*Provided data*.
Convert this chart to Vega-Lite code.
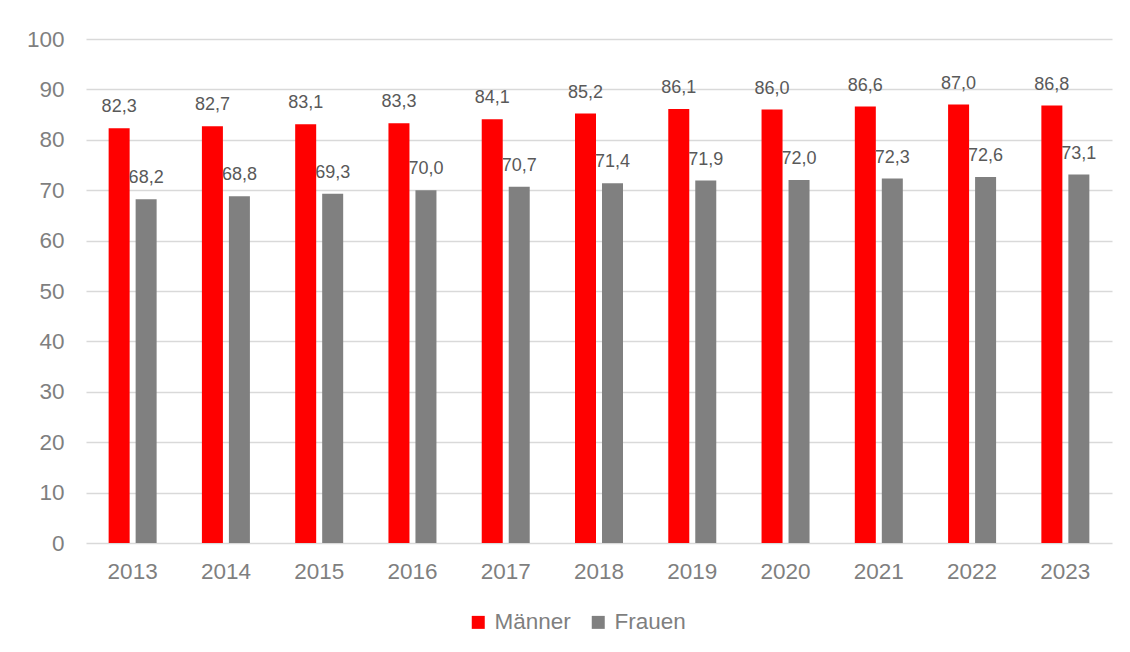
{
  "$schema": "https://vega.github.io/schema/vega-lite/v6.json",
  "width": 1026,
  "height": 504,
  "autosize": {"type": "none"},
  "padding": {"left": 86, "top": 39, "right": 18, "bottom": 109},
  "background": "#ffffff",
  "config": {
    "view": {"stroke": null},
    "font": "Liberation Sans",
    "locale": {"number": {"decimal": ",", "thousands": ".", "grouping": [3], "currency": ["", " €"]}}
  },
  "data": {
    "values": [
      {"year": "2013", "series": "Männer", "value": 82.3},
      {"year": "2014", "series": "Männer", "value": 82.7},
      {"year": "2015", "series": "Männer", "value": 83.1},
      {"year": "2016", "series": "Männer", "value": 83.3},
      {"year": "2017", "series": "Männer", "value": 84.1},
      {"year": "2018", "series": "Männer", "value": 85.2},
      {"year": "2019", "series": "Männer", "value": 86.1},
      {"year": "2020", "series": "Männer", "value": 86.0},
      {"year": "2021", "series": "Männer", "value": 86.6},
      {"year": "2022", "series": "Männer", "value": 87.0},
      {"year": "2023", "series": "Männer", "value": 86.8},
      {"year": "2013", "series": "Frauen", "value": 68.2},
      {"year": "2014", "series": "Frauen", "value": 68.8},
      {"year": "2015", "series": "Frauen", "value": 69.3},
      {"year": "2016", "series": "Frauen", "value": 70.0},
      {"year": "2017", "series": "Frauen", "value": 70.7},
      {"year": "2018", "series": "Frauen", "value": 71.4},
      {"year": "2019", "series": "Frauen", "value": 71.9},
      {"year": "2020", "series": "Frauen", "value": 72.0},
      {"year": "2021", "series": "Frauen", "value": 72.3},
      {"year": "2022", "series": "Frauen", "value": 72.6},
      {"year": "2023", "series": "Frauen", "value": 73.1}
    ]
  },
  "encoding": {
    "x": {
      "field": "year", "type": "nominal",
      "scale": {"paddingInner": 0.4854, "paddingOuter": 0.2427},
      "axis": {"title": null, "labelAngle": 0, "labelFontSize": 22.5, "labelColor": "#7F7F7F", "labelPadding": 17, "ticks": false, "domain": false, "grid": false}
    },
    "xOffset": {
      "field": "series", "type": "nominal",
      "scale": {"domain": ["Männer", "Frauen"], "paddingInner": 0.222, "paddingOuter": 0}
    },
    "y": {
      "field": "value", "type": "quantitative",
      "scale": {"domain": [0, 100], "nice": false},
      "axis": {"title": null, "values": [0,10,20,30,40,50,60,70,80,90,100], "labelFontSize": 22.5, "labelColor": "#7F7F7F", "labelPadding": 22, "ticks": false, "domain": false, "grid": true, "gridColor": "#D9D9D9", "gridWidth": 1.3}
    }
  },
  "layer": [
    {
      "mark": {"type": "bar"},
      "encoding": {
        "color": {
          "field": "series", "type": "nominal",
          "scale": {"domain": ["Männer", "Frauen"], "range": ["#FF0000", "#808080"]},
          "legend": {
            "title": null, "orient": "none", "direction": "horizontal",
            "legendX": 381, "legendY": 572,
            "symbolType": "square", "symbolSize": 169, "symbolStrokeWidth": 0,
            "labelFontSize": 22.5, "labelColor": "#7F7F7F", "labelOffset": 5, "columnPadding": 16
          }
        }
      }
    },
    {
      "mark": {"type": "text", "dy": -21, "fontSize": 18, "color": "#595959", "baseline": "middle"},
      "encoding": {
        "text": {"field": "value", "type": "quantitative", "format": ".1f"}
      }
    }
  ]
}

*Exercise requirements*. Transcribe all the lines above exactly, apart from the pictures.

*Full solution*.
Convert this chart to Vega-Lite code.
{
  "$schema": "https://vega.github.io/schema/vega-lite/v6.json",
  "width": 1026,
  "height": 504,
  "autosize": {"type": "none"},
  "padding": {"left": 86, "top": 39, "right": 18, "bottom": 109},
  "background": "#ffffff",
  "config": {
    "view": {"stroke": null},
    "font": "Liberation Sans",
    "locale": {"number": {"decimal": ",", "thousands": ".", "grouping": [3], "currency": ["", " €"]}}
  },
  "data": {
    "values": [
      {"year": "2013", "series": "Männer", "value": 82.3},
      {"year": "2014", "series": "Männer", "value": 82.7},
      {"year": "2015", "series": "Männer", "value": 83.1},
      {"year": "2016", "series": "Männer", "value": 83.3},
      {"year": "2017", "series": "Männer", "value": 84.1},
      {"year": "2018", "series": "Männer", "value": 85.2},
      {"year": "2019", "series": "Männer", "value": 86.1},
      {"year": "2020", "series": "Männer", "value": 86.0},
      {"year": "2021", "series": "Männer", "value": 86.6},
      {"year": "2022", "series": "Männer", "value": 87.0},
      {"year": "2023", "series": "Männer", "value": 86.8},
      {"year": "2013", "series": "Frauen", "value": 68.2},
      {"year": "2014", "series": "Frauen", "value": 68.8},
      {"year": "2015", "series": "Frauen", "value": 69.3},
      {"year": "2016", "series": "Frauen", "value": 70.0},
      {"year": "2017", "series": "Frauen", "value": 70.7},
      {"year": "2018", "series": "Frauen", "value": 71.4},
      {"year": "2019", "series": "Frauen", "value": 71.9},
      {"year": "2020", "series": "Frauen", "value": 72.0},
      {"year": "2021", "series": "Frauen", "value": 72.3},
      {"year": "2022", "series": "Frauen", "value": 72.6},
      {"year": "2023", "series": "Frauen", "value": 73.1}
    ]
  },
  "encoding": {
    "x": {
      "field": "year", "type": "nominal",
      "scale": {"paddingInner": 0.4854, "paddingOuter": 0.2427},
      "axis": {"title": null, "labelAngle": 0, "labelFontSize": 22.5, "labelColor": "#7F7F7F", "labelPadding": 17, "ticks": false, "domain": false, "grid": false}
    },
    "xOffset": {
      "field": "series", "type": "nominal",
      "scale": {"domain": ["Männer", "Frauen"], "paddingInner": 0.222, "paddingOuter": 0}
    },
    "y": {
      "field": "value", "type": "quantitative",
      "scale": {"domain": [0, 100], "nice": false},
      "axis": {"title": null, "values": [0,10,20,30,40,50,60,70,80,90,100], "labelFontSize": 22.5, "labelColor": "#7F7F7F", "labelPadding": 22, "ticks": false, "domain": false, "grid": true, "gridColor": "#D9D9D9", "gridWidth": 1.3}
    }
  },
  "layer": [
    {
      "mark": {"type": "bar"},
      "encoding": {
        "color": {
          "field": "series", "type": "nominal",
          "scale": {"domain": ["Männer", "Frauen"], "range": ["#FF0000", "#808080"]},
          "legend": {
            "title": null, "orient": "none", "direction": "horizontal",
            "legendX": 381, "legendY": 572,
            "symbolType": "square", "symbolSize": 169, "symbolStrokeWidth": 0,
            "labelFontSize": 22.5, "labelColor": "#7F7F7F", "labelOffset": 5, "columnPadding": 16
          }
        }
      }
    },
    {
      "mark": {"type": "text", "dy": -21, "fontSize": 18, "color": "#595959", "baseline": "middle"},
      "encoding": {
        "text": {"field": "value", "type": "quantitative", "format": ".1f"}
      }
    }
  ]
}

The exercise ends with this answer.